Barnes & Thornburg, LLP, October 2010

“The new makeup of the National Labor Relations Board (NLRB) combined with recent comments by one of its members indicate a potential major shift in union election procedures – a shift that would undoubtedly favor unions. Under current NLRB procedures, an employee secret-ballot election is generally scheduled within 42 days after a representation petition has been filed by a union with the NLRB. The intervening days between the petition filing and the election offer the employer its opportunity to communicate to employees its corporate view and why it feels remaining union-free is in the best interest of the company. Importantly, unions usually inundate employees with pro-labor propaganda for many weeks and even months prior to the filing of the petition, often leaving employers a “step behind” once a petition is actually filed. Thus, having several weeks between the filing of a petition and a resulting union election is crucial to a company’s chance for success. On Thursday, Oct. 21, 2010, newly appointed NLRB member Mark Pearce made comments indicating that he supports shortening election periods for unions, thus calling into question whether the current system will remain in place.
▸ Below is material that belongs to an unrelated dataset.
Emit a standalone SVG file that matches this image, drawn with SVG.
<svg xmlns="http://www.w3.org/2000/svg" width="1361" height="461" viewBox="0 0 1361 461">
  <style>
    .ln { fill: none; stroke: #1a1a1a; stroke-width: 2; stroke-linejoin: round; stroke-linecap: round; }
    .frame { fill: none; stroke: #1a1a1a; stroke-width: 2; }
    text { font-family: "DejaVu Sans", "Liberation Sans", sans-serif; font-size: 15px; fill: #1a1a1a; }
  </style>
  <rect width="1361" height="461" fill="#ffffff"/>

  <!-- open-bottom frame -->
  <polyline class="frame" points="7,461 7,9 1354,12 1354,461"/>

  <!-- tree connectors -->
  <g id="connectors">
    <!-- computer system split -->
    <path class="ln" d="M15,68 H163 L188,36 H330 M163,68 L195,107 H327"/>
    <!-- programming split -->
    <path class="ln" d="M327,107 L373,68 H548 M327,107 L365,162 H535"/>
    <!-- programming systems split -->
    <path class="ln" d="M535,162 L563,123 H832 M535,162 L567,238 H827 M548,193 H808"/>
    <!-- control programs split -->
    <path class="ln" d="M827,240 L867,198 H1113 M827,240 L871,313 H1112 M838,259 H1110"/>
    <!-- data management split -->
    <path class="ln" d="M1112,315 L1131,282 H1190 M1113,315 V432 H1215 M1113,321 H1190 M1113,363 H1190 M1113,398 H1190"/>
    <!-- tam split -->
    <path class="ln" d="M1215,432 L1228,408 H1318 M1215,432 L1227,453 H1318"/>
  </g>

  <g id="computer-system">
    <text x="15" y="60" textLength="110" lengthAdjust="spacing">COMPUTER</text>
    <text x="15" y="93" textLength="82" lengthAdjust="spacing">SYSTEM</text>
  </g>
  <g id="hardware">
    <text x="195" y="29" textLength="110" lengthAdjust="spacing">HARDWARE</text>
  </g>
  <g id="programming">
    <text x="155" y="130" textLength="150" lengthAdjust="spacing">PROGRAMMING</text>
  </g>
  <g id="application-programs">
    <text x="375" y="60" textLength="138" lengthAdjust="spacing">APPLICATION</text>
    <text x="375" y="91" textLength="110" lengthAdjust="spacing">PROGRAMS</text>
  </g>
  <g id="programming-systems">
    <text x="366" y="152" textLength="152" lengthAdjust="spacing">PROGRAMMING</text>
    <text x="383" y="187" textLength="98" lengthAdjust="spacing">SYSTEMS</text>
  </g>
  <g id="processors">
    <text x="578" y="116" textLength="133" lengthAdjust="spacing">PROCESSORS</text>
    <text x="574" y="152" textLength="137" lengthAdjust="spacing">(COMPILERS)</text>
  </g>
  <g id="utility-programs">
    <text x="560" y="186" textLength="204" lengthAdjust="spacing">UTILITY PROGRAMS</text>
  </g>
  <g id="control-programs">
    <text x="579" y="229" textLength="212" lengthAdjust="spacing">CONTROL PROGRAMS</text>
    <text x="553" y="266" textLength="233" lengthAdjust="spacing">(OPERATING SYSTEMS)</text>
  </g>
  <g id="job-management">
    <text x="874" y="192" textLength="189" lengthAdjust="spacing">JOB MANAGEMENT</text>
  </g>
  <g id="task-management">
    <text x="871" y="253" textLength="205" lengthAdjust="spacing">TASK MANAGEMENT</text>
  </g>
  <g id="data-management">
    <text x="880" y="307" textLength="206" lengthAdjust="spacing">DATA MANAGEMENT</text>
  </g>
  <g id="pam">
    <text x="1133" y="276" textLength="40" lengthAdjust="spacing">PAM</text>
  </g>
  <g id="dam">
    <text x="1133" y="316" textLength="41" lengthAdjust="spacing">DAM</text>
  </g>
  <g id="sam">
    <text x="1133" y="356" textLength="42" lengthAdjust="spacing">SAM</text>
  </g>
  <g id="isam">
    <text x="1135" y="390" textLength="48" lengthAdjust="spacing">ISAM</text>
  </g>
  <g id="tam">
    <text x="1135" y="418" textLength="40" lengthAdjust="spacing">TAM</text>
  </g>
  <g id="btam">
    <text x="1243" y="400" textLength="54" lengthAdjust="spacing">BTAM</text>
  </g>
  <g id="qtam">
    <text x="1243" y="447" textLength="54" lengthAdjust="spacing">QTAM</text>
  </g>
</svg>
Pearce’s comments echo those of the controversial Becker, who has advocated using the NLRB’s “rulemaking” authority to circumvent Congress and implement aspects of EFCA. This would be a significant change from the traditional practice of the NLRB of creating legal guidelines through case precedent, similar to the U.S. court system. If the labor-friendly NLRB adopts Becker’s philosophy, it could promulgate rules that achieve EFCA’s goals and more, including:

  • Shortened union elections;Electronic posting (in addition to physical posting) of unfair labor practice violations;
  • Earlier union access to employees’ personal contact information, exposing employees to more union propaganda;
  • Restrictions on an employer’s ability to communicate information regarding the negative aspects of unionization to employees;
  • The use of an appointed mediator to settle “first contracts”; and
  • Increased access for union organizers to an employer’s place of business and employer-maintained electronic technology.”